§ **SHORT PROBLEM**
Write out all the lines again, precisely as they stand, but without the images.

Stored dataset items:
+ + + +
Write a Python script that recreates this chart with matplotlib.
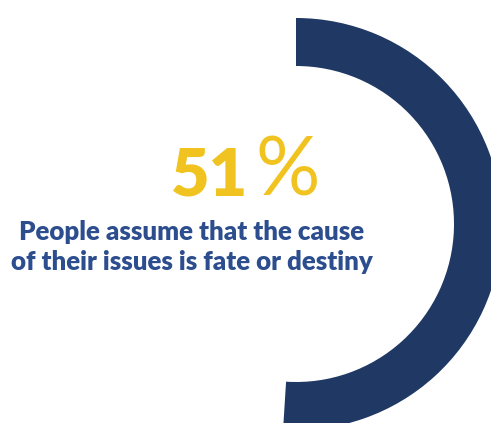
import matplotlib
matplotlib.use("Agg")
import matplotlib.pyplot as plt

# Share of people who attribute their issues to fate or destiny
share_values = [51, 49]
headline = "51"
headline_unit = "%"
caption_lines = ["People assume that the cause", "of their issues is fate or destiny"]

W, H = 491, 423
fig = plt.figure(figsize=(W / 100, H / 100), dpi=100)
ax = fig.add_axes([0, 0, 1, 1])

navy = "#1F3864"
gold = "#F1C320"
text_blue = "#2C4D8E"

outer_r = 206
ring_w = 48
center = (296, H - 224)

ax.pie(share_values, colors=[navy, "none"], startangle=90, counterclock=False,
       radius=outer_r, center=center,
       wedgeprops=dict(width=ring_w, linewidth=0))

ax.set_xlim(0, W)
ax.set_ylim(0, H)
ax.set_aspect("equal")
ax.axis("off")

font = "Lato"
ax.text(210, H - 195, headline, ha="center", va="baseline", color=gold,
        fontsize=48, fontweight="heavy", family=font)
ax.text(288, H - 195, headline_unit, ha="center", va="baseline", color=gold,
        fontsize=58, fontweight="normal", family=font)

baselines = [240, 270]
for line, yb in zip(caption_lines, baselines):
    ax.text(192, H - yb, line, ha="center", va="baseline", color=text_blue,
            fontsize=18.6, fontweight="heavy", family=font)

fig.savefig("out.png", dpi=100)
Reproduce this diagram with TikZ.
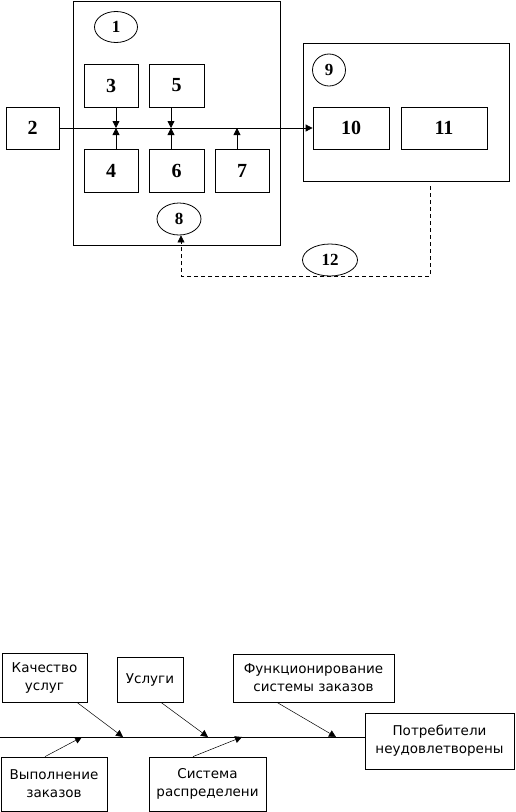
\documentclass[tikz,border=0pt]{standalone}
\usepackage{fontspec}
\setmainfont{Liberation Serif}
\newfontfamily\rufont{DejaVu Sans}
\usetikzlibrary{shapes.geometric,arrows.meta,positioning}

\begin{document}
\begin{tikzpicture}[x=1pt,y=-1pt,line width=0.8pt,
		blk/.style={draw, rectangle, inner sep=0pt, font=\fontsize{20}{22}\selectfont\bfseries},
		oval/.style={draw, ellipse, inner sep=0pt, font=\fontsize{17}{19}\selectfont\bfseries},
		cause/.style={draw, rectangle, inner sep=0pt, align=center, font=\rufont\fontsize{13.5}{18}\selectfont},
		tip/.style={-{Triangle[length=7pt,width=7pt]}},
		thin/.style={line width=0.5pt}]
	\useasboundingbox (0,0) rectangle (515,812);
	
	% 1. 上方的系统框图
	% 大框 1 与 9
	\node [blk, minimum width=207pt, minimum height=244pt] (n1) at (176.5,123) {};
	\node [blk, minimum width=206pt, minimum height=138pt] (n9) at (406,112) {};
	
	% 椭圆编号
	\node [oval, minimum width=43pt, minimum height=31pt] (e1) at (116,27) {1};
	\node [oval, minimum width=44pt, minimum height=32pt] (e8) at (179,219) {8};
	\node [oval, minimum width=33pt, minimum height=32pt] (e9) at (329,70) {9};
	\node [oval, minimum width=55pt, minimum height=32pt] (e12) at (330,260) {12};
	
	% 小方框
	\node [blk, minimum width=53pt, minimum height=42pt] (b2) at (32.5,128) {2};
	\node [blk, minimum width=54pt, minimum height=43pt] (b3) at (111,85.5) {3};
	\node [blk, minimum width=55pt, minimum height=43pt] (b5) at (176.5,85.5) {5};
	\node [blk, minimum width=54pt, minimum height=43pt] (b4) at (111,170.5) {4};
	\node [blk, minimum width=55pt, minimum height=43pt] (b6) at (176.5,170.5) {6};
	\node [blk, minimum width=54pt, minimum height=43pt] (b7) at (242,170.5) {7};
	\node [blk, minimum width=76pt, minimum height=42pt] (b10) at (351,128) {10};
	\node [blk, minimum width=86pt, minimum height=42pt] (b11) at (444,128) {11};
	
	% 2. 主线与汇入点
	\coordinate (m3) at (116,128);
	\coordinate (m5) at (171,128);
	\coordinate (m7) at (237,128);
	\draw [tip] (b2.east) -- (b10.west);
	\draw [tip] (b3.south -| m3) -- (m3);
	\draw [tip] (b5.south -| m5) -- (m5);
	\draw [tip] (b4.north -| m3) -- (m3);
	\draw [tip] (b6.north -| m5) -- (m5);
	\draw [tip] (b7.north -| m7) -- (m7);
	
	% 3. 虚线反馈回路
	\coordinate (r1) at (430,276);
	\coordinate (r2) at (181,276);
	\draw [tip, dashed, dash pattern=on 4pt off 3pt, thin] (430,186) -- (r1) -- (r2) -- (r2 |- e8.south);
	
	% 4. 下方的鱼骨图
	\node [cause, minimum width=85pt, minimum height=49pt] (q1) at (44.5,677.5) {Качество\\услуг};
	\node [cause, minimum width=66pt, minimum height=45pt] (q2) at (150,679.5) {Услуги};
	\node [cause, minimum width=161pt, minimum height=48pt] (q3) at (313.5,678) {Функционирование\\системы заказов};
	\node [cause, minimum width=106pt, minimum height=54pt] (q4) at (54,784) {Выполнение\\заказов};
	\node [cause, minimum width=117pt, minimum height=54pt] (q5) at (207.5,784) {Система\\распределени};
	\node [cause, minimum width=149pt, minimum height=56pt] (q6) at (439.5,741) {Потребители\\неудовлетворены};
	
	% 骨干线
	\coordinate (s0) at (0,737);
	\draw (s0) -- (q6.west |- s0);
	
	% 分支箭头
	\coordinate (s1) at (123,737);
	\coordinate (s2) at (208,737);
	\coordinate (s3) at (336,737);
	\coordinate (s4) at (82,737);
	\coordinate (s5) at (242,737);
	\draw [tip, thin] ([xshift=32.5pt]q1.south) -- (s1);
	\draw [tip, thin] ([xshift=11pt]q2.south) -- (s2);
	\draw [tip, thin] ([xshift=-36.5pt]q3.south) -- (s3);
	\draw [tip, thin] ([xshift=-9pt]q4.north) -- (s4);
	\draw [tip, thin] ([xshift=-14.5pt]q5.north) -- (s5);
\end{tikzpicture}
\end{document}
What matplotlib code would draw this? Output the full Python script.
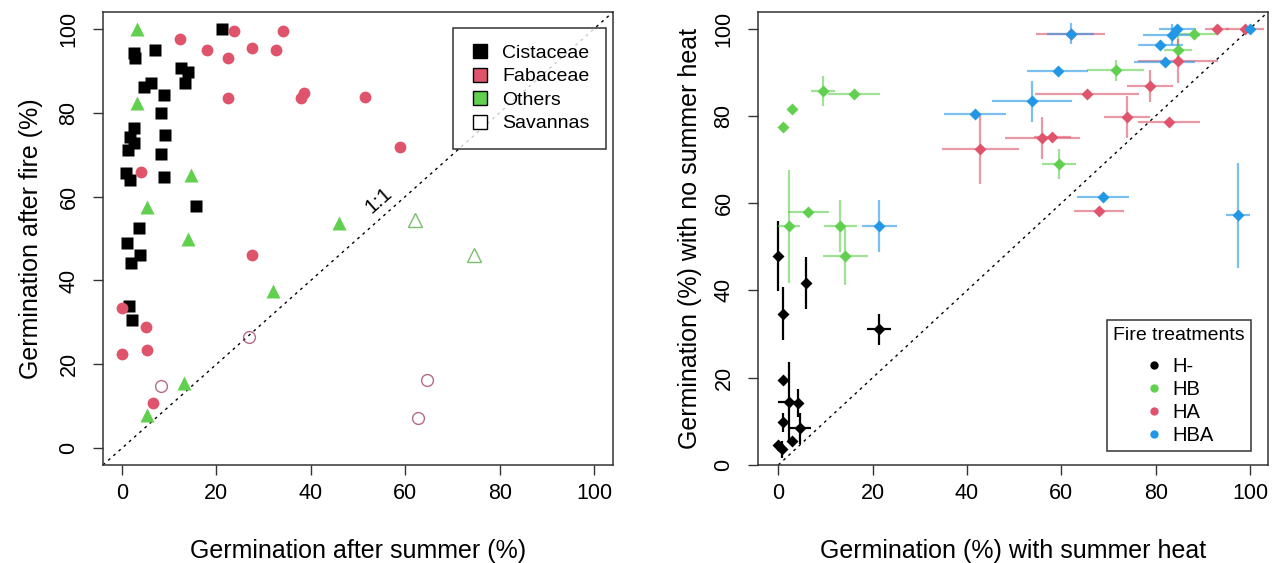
+ + + +
§ **WRITTEN RESPONSE**
Write a Python script that recreates this chart with matplotlib.
import matplotlib
matplotlib.use("Agg")
import matplotlib.pyplot as plt

# Share of people who attribute their issues to fate or destiny
share_values = [51, 49]
headline = "51"
headline_unit = "%"
caption_lines = ["People assume that the cause", "of their issues is fate or destiny"]

W, H = 491, 423
fig = plt.figure(figsize=(W / 100, H / 100), dpi=100)
ax = fig.add_axes([0, 0, 1, 1])

navy = "#1F3864"
gold = "#F1C320"
text_blue = "#2C4D8E"

outer_r = 206
ring_w = 48
center = (296, H - 224)

ax.pie(share_values, colors=[navy, "none"], startangle=90, counterclock=False,
       radius=outer_r, center=center,
       wedgeprops=dict(width=ring_w, linewidth=0))

ax.set_xlim(0, W)
ax.set_ylim(0, H)
ax.set_aspect("equal")
ax.axis("off")

font = "Lato"
ax.text(210, H - 195, headline, ha="center", va="baseline", color=gold,
        fontsize=48, fontweight="heavy", family=font)
ax.text(288, H - 195, headline_unit, ha="center", va="baseline", color=gold,
        fontsize=58, fontweight="normal", family=font)

baselines = [240, 270]
for line, yb in zip(caption_lines, baselines):
    ax.text(192, H - yb, line, ha="center", va="baseline", color=text_blue,
            fontsize=18.6, fontweight="heavy", family=font)

fig.savefig("out.png", dpi=100)
Reproduce this diagram with TikZ.
\documentclass[tikz,border=0pt]{standalone}
\usepackage{fontspec}
\setmainfont{Liberation Serif}
\newfontfamily\rufont{DejaVu Sans}
\usetikzlibrary{shapes.geometric,arrows.meta,positioning}

\begin{document}
\begin{tikzpicture}[x=1pt,y=-1pt,line width=0.8pt,
		blk/.style={draw, rectangle, inner sep=0pt, font=\fontsize{20}{22}\selectfont\bfseries},
		oval/.style={draw, ellipse, inner sep=0pt, font=\fontsize{17}{19}\selectfont\bfseries},
		cause/.style={draw, rectangle, inner sep=0pt, align=center, font=\rufont\fontsize{13.5}{18}\selectfont},
		tip/.style={-{Triangle[length=7pt,width=7pt]}},
		thin/.style={line width=0.5pt}]
	\useasboundingbox (0,0) rectangle (515,812);
	
	% 1. 上方的系统框图
	% 大框 1 与 9
	\node [blk, minimum width=207pt, minimum height=244pt] (n1) at (176.5,123) {};
	\node [blk, minimum width=206pt, minimum height=138pt] (n9) at (406,112) {};
	
	% 椭圆编号
	\node [oval, minimum width=43pt, minimum height=31pt] (e1) at (116,27) {1};
	\node [oval, minimum width=44pt, minimum height=32pt] (e8) at (179,219) {8};
	\node [oval, minimum width=33pt, minimum height=32pt] (e9) at (329,70) {9};
	\node [oval, minimum width=55pt, minimum height=32pt] (e12) at (330,260) {12};
	
	% 小方框
	\node [blk, minimum width=53pt, minimum height=42pt] (b2) at (32.5,128) {2};
	\node [blk, minimum width=54pt, minimum height=43pt] (b3) at (111,85.5) {3};
	\node [blk, minimum width=55pt, minimum height=43pt] (b5) at (176.5,85.5) {5};
	\node [blk, minimum width=54pt, minimum height=43pt] (b4) at (111,170.5) {4};
	\node [blk, minimum width=55pt, minimum height=43pt] (b6) at (176.5,170.5) {6};
	\node [blk, minimum width=54pt, minimum height=43pt] (b7) at (242,170.5) {7};
	\node [blk, minimum width=76pt, minimum height=42pt] (b10) at (351,128) {10};
	\node [blk, minimum width=86pt, minimum height=42pt] (b11) at (444,128) {11};
	
	% 2. 主线与汇入点
	\coordinate (m3) at (116,128);
	\coordinate (m5) at (171,128);
	\coordinate (m7) at (237,128);
	\draw [tip] (b2.east) -- (b10.west);
	\draw [tip] (b3.south -| m3) -- (m3);
	\draw [tip] (b5.south -| m5) -- (m5);
	\draw [tip] (b4.north -| m3) -- (m3);
	\draw [tip] (b6.north -| m5) -- (m5);
	\draw [tip] (b7.north -| m7) -- (m7);
	
	% 3. 虚线反馈回路
	\coordinate (r1) at (430,276);
	\coordinate (r2) at (181,276);
	\draw [tip, dashed, dash pattern=on 4pt off 3pt, thin] (430,186) -- (r1) -- (r2) -- (r2 |- e8.south);
	
	% 4. 下方的鱼骨图
	\node [cause, minimum width=85pt, minimum height=49pt] (q1) at (44.5,677.5) {Качество\\услуг};
	\node [cause, minimum width=66pt, minimum height=45pt] (q2) at (150,679.5) {Услуги};
	\node [cause, minimum width=161pt, minimum height=48pt] (q3) at (313.5,678) {Функционирование\\системы заказов};
	\node [cause, minimum width=106pt, minimum height=54pt] (q4) at (54,784) {Выполнение\\заказов};
	\node [cause, minimum width=117pt, minimum height=54pt] (q5) at (207.5,784) {Система\\распределени};
	\node [cause, minimum width=149pt, minimum height=56pt] (q6) at (439.5,741) {Потребители\\неудовлетворены};
	
	% 骨干线
	\coordinate (s0) at (0,737);
	\draw (s0) -- (q6.west |- s0);
	
	% 分支箭头
	\coordinate (s1) at (123,737);
	\coordinate (s2) at (208,737);
	\coordinate (s3) at (336,737);
	\coordinate (s4) at (82,737);
	\coordinate (s5) at (242,737);
	\draw [tip, thin] ([xshift=32.5pt]q1.south) -- (s1);
	\draw [tip, thin] ([xshift=11pt]q2.south) -- (s2);
	\draw [tip, thin] ([xshift=-36.5pt]q3.south) -- (s3);
	\draw [tip, thin] ([xshift=-9pt]q4.north) -- (s4);
	\draw [tip, thin] ([xshift=-14.5pt]q5.north) -- (s5);
\end{tikzpicture}
\end{document}
What matplotlib code would draw this? Output the full Python script.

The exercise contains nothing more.